Конечно, так и должно быть, но люди разные, не все так могут, не всем Бог дал такой талант, были мучени­ки, а были аскеты-пустынники, кто-то — мгновенно, а кто-то — долго. ..Ия свидетельствую, что он всегда меч­тал быть убитым в храме, это было для него лейтмотивом. Ему говорили: «Данила, ну все, успокойся», — а видите, как получилось. Сколько времени прошло со студенческой поры, а некий внутренний стержень он держал постоянно, огонь его не угас за эти двадцать лет. Мы все искушались, глядя на него, мол, пора взрослеть, Данила, но совершенно неизвестно, что будет с нами, а Данила-то свой подвиг

совершил. Непримиримая борьба с неверием, со всем прочим подобным — это была его тема, и вне этой темы его ничто не интересовало, а интересовал его только Бог, пришедший в Силе. У него не было зашоренности, какая бывает у воинствующих, за счет своего внутреннего огня он очень точно чувствовал временное внутри Церкви. Он не имитировал любовь к Святой Руси, ему искренне нра­вилось все, что там было, и древность была ему абсолютно созвучна. Поэтому, когда мы пели в семинарии Пасхаль­ный канон (а он поется обиходным распевом на мотив «Барыни-сударыни»), он возмущался, считал, что так петь нельзя. А мы ему отвечали, что, может быть, это «Барыня» списана с Пасхального канона, но он все равно говорил, что это неважно, все равно нельзя так петь.

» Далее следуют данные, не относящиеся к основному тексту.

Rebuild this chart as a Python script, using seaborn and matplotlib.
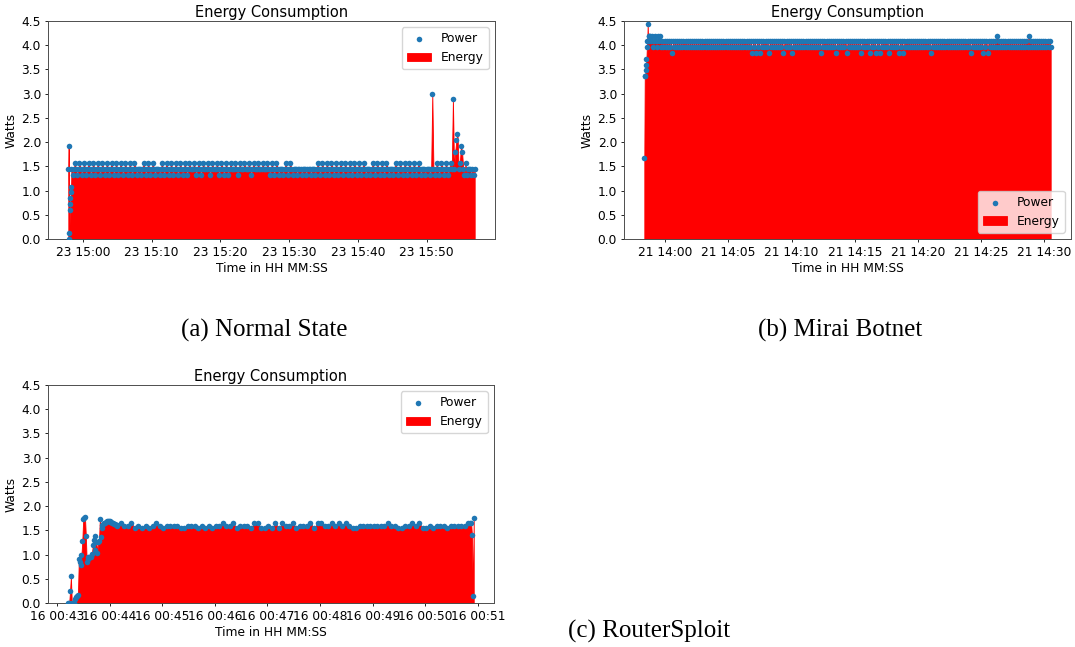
import numpy as np
import pandas as pd
import matplotlib
matplotlib.use("Agg")
import matplotlib.pyplot as plt
import matplotlib.dates as mdates
import seaborn as sns

# ---------------- data (Watts) ----------------
# (a) Normal State: start 23rd 14:57:52; head sampled every 3 s, body every 10 s
a_start = "2021-06-23 14:57:52"
a_head = [1.44, 1.92, 0.12, 0.00, 0.60, 0.72, 0.84, 0.96, 1.08]
a_body = [
    1.44, 1.32, 1.44, 1.56, 1.44, 1.32, 1.44, 1.56, 1.44, 1.32, 1.44, 1.56, 1.44, 1.32, 1.44, 1.56,
    1.44, 1.32, 1.44, 1.56, 1.44, 1.32, 1.44, 1.56, 1.44, 1.32, 1.44, 1.56, 1.44, 1.32, 1.44, 1.56,
    1.44, 1.32, 1.44, 1.56, 1.44, 1.32, 1.44, 1.56, 1.44, 1.32, 1.44, 1.56, 1.44, 1.32, 1.44, 1.56,
    1.44, 1.32, 1.44, 1.56, 1.44, 1.32, 1.44, 1.56, 1.44, 1.32, 1.44, 1.44, 1.44, 1.32, 1.44, 1.56,
    1.44, 1.32, 1.44, 1.56, 1.44, 1.32, 1.44, 1.56, 1.44, 1.32, 1.44, 1.44, 1.44, 1.32, 1.44, 1.56,
    1.44, 1.32, 1.44, 1.56, 1.44, 1.32, 1.44, 1.56, 1.44, 1.32, 1.44, 1.56, 1.44, 1.32, 1.44, 1.56,
    1.44, 1.32, 1.44, 1.56, 1.44, 1.32, 1.44, 1.56, 1.44, 1.44, 1.44, 1.56, 1.44, 1.32, 1.44, 1.56,
    1.44, 1.32, 1.44, 1.56, 1.44, 1.44, 1.44, 1.56, 1.44, 1.32, 1.44, 1.56, 1.44, 1.44, 1.44, 1.56,
    1.44, 1.32, 1.44, 1.56, 1.44, 1.32, 1.44, 1.56, 1.44, 1.32, 1.44, 1.56, 1.44, 1.44, 1.44, 1.56,
    1.44, 1.32, 1.44, 1.56, 1.44, 1.44, 1.44, 1.56, 1.44, 1.44, 1.44, 1.56, 1.44, 1.32, 1.44, 1.56,
    1.44, 1.44, 1.44, 1.56, 1.44, 1.44, 1.44, 1.56, 1.44, 1.44, 1.44, 1.56, 1.44, 1.32, 1.44, 1.56,
    1.44, 1.32, 1.44, 1.56, 1.44, 1.32, 1.44, 1.44, 1.44, 1.32, 1.44, 1.56, 1.44, 1.32, 1.44, 1.56,
    1.44, 1.32, 1.44, 1.44, 1.44, 1.32, 1.44, 1.44, 1.44, 1.32, 1.44, 1.44, 1.44, 1.32, 1.44, 1.44,
    1.44, 1.32, 1.44, 1.44, 1.44, 1.32, 1.44, 1.56, 1.44, 1.32, 1.44, 1.56, 1.44, 1.32, 1.44, 1.56,
    1.44, 1.32, 1.44, 1.56, 1.44, 1.32, 1.44, 1.56, 1.44, 1.32, 1.44, 1.56, 1.44, 1.32, 1.44, 1.56,
    1.44, 1.32, 1.44, 1.56, 1.44, 1.32, 1.44, 1.56, 1.44, 1.32, 1.44, 1.56, 1.44, 1.32, 1.44, 1.56,
    1.44, 1.32, 1.44, 1.44, 1.44, 1.32, 1.44, 1.56, 1.44, 1.32, 1.44, 1.56, 1.44, 1.32, 1.44, 1.56,
    1.44, 1.32, 1.44, 1.56, 1.44, 1.32, 1.44, 1.44, 1.44, 1.32, 1.44, 1.56, 1.44, 1.32, 1.44, 1.56,
    1.44, 1.32, 1.44, 1.56, 1.44, 1.32, 1.44, 1.56, 1.44, 1.32, 1.44, 1.56, 1.44, 1.32, 1.44, 1.56,
    1.44, 1.32, 1.44, 1.44, 1.44, 1.32, 1.44, 1.44, 1.44, 1.32, 1.44, 3.00, 1.44, 1.32, 1.44, 1.56,
    1.44, 1.32, 1.44, 1.56, 1.44, 1.32, 1.44, 1.56, 1.44, 1.32, 1.44, 1.56, 1.44, 2.89, 1.44, 1.80,
    2.04, 2.17, 1.44, 1.56, 1.92, 1.80, 1.44, 1.32, 1.56, 1.32, 1.44, 1.44, 1.44, 1.32, 1.44, 1.32,
    1.44,
]

# (b) Mirai Botnet: start 21st 13:58:20; head every 2 s, body every 5 s
b_start = "2021-06-21 13:58:20"
b_head = [1.68, 3.36, 3.36, 3.48, 3.60, 3.72, 3.96, 4.08, 4.44, 4.08, 4.20, 4.08, 4.20]
b_body = [
    4.20, 4.08, 4.20, 3.96, 4.08, 4.20, 4.08, 3.96, 4.20, 4.08, 4.20, 3.96, 4.08, 3.96, 4.08, 3.96,
    4.08, 3.96, 4.08, 3.96, 4.08, 3.84, 4.08, 3.96, 4.08, 3.96, 4.08, 3.96, 4.08, 3.96, 4.08, 3.96,
    4.08, 3.96, 4.08, 3.96, 4.08, 3.96, 4.08, 3.96, 4.08, 3.96, 4.08, 3.96, 4.08, 3.96, 4.08, 3.96,
    4.08, 3.96, 4.08, 3.96, 4.08, 3.96, 4.08, 3.96, 4.08, 3.96, 4.08, 3.96, 4.08, 3.96, 4.08, 3.96,
    4.08, 3.96, 4.08, 3.96, 4.08, 3.96, 4.08, 3.96, 4.08, 3.96, 4.08, 3.96, 4.08, 3.96, 4.08, 3.96,
    4.08, 3.96, 4.08, 3.96, 4.08, 3.96, 4.08, 3.96, 4.08, 3.96, 4.08, 3.96, 4.08, 3.96, 4.08, 3.96,
    4.08, 3.84, 4.08, 3.96, 4.08, 3.84, 4.08, 3.96, 4.08, 3.84, 4.08, 3.96, 4.08, 3.96, 4.08, 3.96,
    4.08, 3.84, 4.08, 3.96, 4.08, 3.96, 4.08, 3.96, 4.08, 3.96, 4.08, 3.96, 4.08, 3.96, 4.08, 3.84,
    4.08, 3.96, 4.08, 3.96, 4.08, 3.96, 4.08, 3.84, 4.08, 3.96, 4.08, 3.96, 4.08, 3.96, 4.08, 3.96,
    4.08, 3.96, 4.08, 3.96, 4.08, 3.96, 4.08, 3.96, 4.08, 3.96, 4.08, 3.96, 4.08, 3.96, 4.08, 3.96,
    4.08, 3.96, 4.08, 3.84, 4.08, 3.96, 4.08, 3.96, 4.08, 3.96, 4.08, 3.96, 4.08, 3.96, 4.08, 3.96,
    4.08, 3.84, 4.08, 3.96, 4.08, 3.96, 4.08, 3.96, 4.08, 3.96, 4.08, 3.84, 4.08, 3.96, 4.08, 3.96,
    4.08, 3.96, 4.08, 3.96, 4.08, 3.96, 4.08, 3.96, 4.08, 3.84, 4.08, 3.96, 4.08, 3.96, 4.08, 3.96,
    4.08, 3.84, 4.08, 3.96, 4.08, 3.96, 4.08, 3.84, 4.08, 3.96, 4.08, 3.84, 4.08, 3.96, 4.08, 3.96,
    4.08, 3.96, 4.08, 3.84, 4.08, 3.96, 4.08, 3.96, 4.08, 3.96, 4.08, 3.96, 4.08, 3.84, 4.08, 3.96,
    4.08, 3.84, 4.08, 3.96, 4.08, 3.96, 4.08, 3.96, 4.08, 3.96, 4.08, 3.96, 4.08, 3.96, 4.08, 3.96,
    4.08, 3.96, 4.08, 3.96, 4.08, 3.96, 4.08, 3.96, 4.08, 3.96, 4.08, 3.84, 4.08, 3.96, 4.08, 3.96,
    4.08, 3.96, 4.08, 3.96, 4.08, 3.96, 4.08, 3.96, 4.08, 3.96, 4.08, 3.96, 4.08, 3.96, 4.08, 3.96,
    4.08, 3.96, 4.08, 3.96, 4.08, 3.96, 4.08, 3.96, 4.08, 3.96, 4.08, 3.96, 4.08, 3.96, 4.08, 3.96,
    4.08, 3.84, 4.08, 3.96, 4.08, 3.96, 4.08, 3.96, 4.08, 3.96, 4.08, 3.96, 4.08, 3.84, 4.08, 3.96,
    4.08, 3.84, 4.08, 3.96, 4.08, 3.96, 4.08, 3.96, 4.08, 3.96, 4.20, 3.96, 4.08, 3.96, 4.08, 3.96,
    4.08, 3.96, 4.08, 3.96, 4.08, 3.96, 4.08, 3.96, 4.08, 3.96, 4.08, 3.96, 4.08, 3.96, 4.08, 3.96,
    4.08, 3.96, 4.08, 3.96, 4.08, 3.96, 4.08, 3.96, 4.20, 3.96, 4.08, 3.96, 4.08, 3.96, 4.08, 3.96,
    4.08, 3.96, 4.08, 3.96, 4.08, 3.96, 4.08, 3.96, 4.08, 3.96, 4.08, 3.96, 4.08, 3.96,
]

# (c) RouterSploit: start 16th 00:43:13; head every 1 s, body every 4 s, tail every 1 s
c_start = "2021-06-16 00:43:13"
c_head = [
    0.00, 0.00, 0.24, 0.55, 0.00, 0.00, 0.00, 0.00, 0.09, 0.12,
    0.14, 0.16, 0.90, 0.85, 0.78, 0.99, 1.29, 1.74, 1.76, 1.78,
    1.39, 0.85, 0.90, 0.95, 0.94, 0.95, 0.95, 1.02, 1.20, 1.30,
    1.39, 1.10, 1.25, 1.04, 1.25, 1.29, 1.74, 1.37, 1.55, 1.62,
    1.64, 1.66, 1.66, 1.68, 1.69, 1.69, 1.69, 1.69, 1.68, 1.68,
    1.66, 1.66, 1.64, 1.64, 1.62, 1.62,
]
c_body = [
    1.59, 1.65, 1.59, 1.59, 1.65, 1.54, 1.59, 1.54, 1.59, 1.54,
    1.59, 1.65, 1.59, 1.54, 1.59, 1.59, 1.59, 1.59, 1.54, 1.54,
    1.59, 1.59, 1.59, 1.54, 1.59, 1.54, 1.59, 1.54, 1.59, 1.59,
    1.65, 1.59, 1.59, 1.65, 1.54, 1.59, 1.59, 1.59, 1.54, 1.65,
    1.65, 1.54, 1.54, 1.59, 1.54, 1.65, 1.54, 1.65, 1.59, 1.59,
    1.65, 1.54, 1.59, 1.59, 1.59, 1.65, 1.54, 1.65, 1.65, 1.59,
    1.59, 1.65, 1.59, 1.65, 1.59, 1.65, 1.59, 1.54, 1.54, 1.59,
    1.59, 1.59, 1.59, 1.59, 1.59, 1.59, 1.59, 1.65, 1.59, 1.59,
    1.54, 1.54, 1.59, 1.59, 1.65, 1.59, 1.65, 1.54, 1.54, 1.59,
    1.54, 1.59, 1.59, 1.59, 1.54, 1.59, 1.59, 1.59, 1.59, 1.59,
    1.65,
]
c_tail = [1.65, 1.66, 1.40, 0.15, 1.76]

captions = ["(a) Normal State", "(b) Mirai Botnet", "(c) RouterSploit"]
title = "Energy Consumption"
xlabel = "Time in HH MM:SS"
ylabel = "Watts"
yticks = [0.0, 0.5, 1.0, 1.5, 2.0, 2.5, 3.0, 3.5, 4.0, 4.5]


def build(start, segments):
    """segments: list of (values, first_offset_s, step_s)"""
    t0 = pd.Timestamp(start)
    times, vals = [], []
    for values, off, step in segments:
        n = len(values)
        times.append(t0 + pd.to_timedelta(off + step * np.arange(n), unit="s"))
        vals.extend(values)
    return pd.DataFrame({"Time": np.concatenate([t.values for t in times]),
                         "Power": vals})


df_a = build(a_start, [(a_head, 0, 3), (a_body, 27, 10)])
df_b = build(b_start, [(b_head, 0, 2), (b_body, 26, 5)])
df_c = build(c_start, [(c_head, 0, 1), (c_body, 56, 4), (c_tail, 458, 1)])

# ---------------- style ----------------
plt.rcParams.update({
    "font.family": "DejaVu Sans",
    "axes.linewidth": 0.7,
    "axes.edgecolor": "#4d4d4d",
    "xtick.major.size": 2.5,
    "ytick.major.size": 2.5,
    "xtick.major.width": 0.6,
    "ytick.major.width": 0.6,
    "xtick.major.pad": 2.5,
    "ytick.major.pad": 2.5,
    "xtick.labelsize": 8.8,
    "ytick.labelsize": 8.8,
})

W, H = 1075, 647
fig = plt.figure(figsize=(W / 100, H / 100), dpi=100)


def add_axes(l, t, r, b):
    return fig.add_axes([l / W, 1 - b / H, (r - l) / W, (b - t) / H])


def draw(ax, df, locator, loc):
    ax.fill_between(df["Time"], df["Power"], color="red", linewidth=0.6,
                    label="Energy", zorder=2)
    sns.scatterplot(data=df, x="Time", y="Power", ax=ax, color="#1f77b4",
                    s=16, linewidth=0, label="Power", zorder=3)
    ax.set_ylim(0, 4.5)
    ax.set_yticks(yticks)
    ax.xaxis.set_major_locator(locator)
    ax.xaxis.set_major_formatter(mdates.DateFormatter("%d %H:%M"))
    ax.set_title(title, fontsize=10.5, pad=3)
    ax.set_xlabel(xlabel, fontsize=8.8, labelpad=2)
    ax.set_ylabel(ylabel, fontsize=8.8, labelpad=3)
    h, l = ax.get_legend_handles_labels()
    d = dict(zip(l, h))
    ax.legend([d["Power"], d["Energy"]], ["Power", "Energy"], loc=loc,
              fontsize=8.8)


ax_a = add_axes(48, 21, 495, 239)
ax_b = add_axes(624, 21, 1071, 239)
ax_c = add_axes(48, 385, 494, 603)

draw(ax_a, df_a, mdates.MinuteLocator(byminute=range(0, 60, 10)), "upper right")
draw(ax_b, df_b, mdates.MinuteLocator(byminute=range(0, 60, 5)), "lower right")
draw(ax_c, df_c, mdates.MinuteLocator(interval=1), "upper right")

cap_kw = dict(ha="center", va="baseline", fontsize=18, family="Liberation Serif")
fig.text(264 / W, 1 - 337 / H, captions[0], **cap_kw)
fig.text(840 / W, 1 - 337 / H, captions[1], **cap_kw)
fig.text(649 / W, 1 - 638 / H, captions[2], **cap_kw)

fig.savefig("out.png", dpi=100)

Каких-то увлечений, которые разбивали бы цель­ность его натуры, у него не было. Все было ясно и понятно, и личные трудности, включая его личные страсти, тоже были включены в его образ. Конечно, он проделал над со­бой некую работу, прошел путь, потому что та форма, в ко­торую он облекал свое семинарское житье, для нормаль­ной жизни была нереальна. У него под кителем был мешок, а в мешке лежало Евангелие. Я спрашиваю его: «Зачем ты всюду носишь Евангелие, ведь ты не едешь никуда, ты в семинарии, положи на тумбочку в спальне», а он: «Нет! Евангелие должно быть всегда на груди».

У него были действительно огромные знания, и от­куда — понять было нельзя, потому что тогда литературы почти не было, только начали делать репринты. Любовь его к каноническим правилам не была сухой и схоластич­ной, он искренне спрашивал: «Как же вы не понимаете?» Он сам зажигался, он сам не был заштампован.

Я не могу точно сказать, как он учился — хорошо или плохо. Любознательных студентов преподаватели любят, но он был не просто любознателен, он все время вступал в полемику. Лет за десять до того, как мы посту­пили, такого человека, как он, просто не приняли бы в се­минарию или выгнали сразу же: он вообще не вписывался никуда. В третьем классе мы начинаем говорить проповеди, за вечерней молитвой. Помню его первую проповедь: отец Даниил разгорячился чрезвычайно, конечно, говорил не по бумажке (хотя первоначально заставляли эту пропо­ведь писать и сдавать на проверку). А тема была «Симеон Новый Богослов», краткая выжимка из его освежающего для того времени взгляда, что Бог постижим в реальной жизни. И помню, как отец Даниил стоял на амвоне и кри­чал: «И поэтому не говори никто, что Бог непостижим в жизни, Он очень даже постижим!» Начальство его даже похвалило, хотя уже эта первая его проповедь не вписыва­лась в общую канву, даже по накалу интонации. Не церков­ная она была у него...

Я знаю, что старшее поколение верующих не понима­ло манеру поведения отца Даниила. На его отпевании мы с отцом Игорем Фоминым сказали друг другу, что многие считали его чудаком, а Бог принял его, и это для нас было откровением.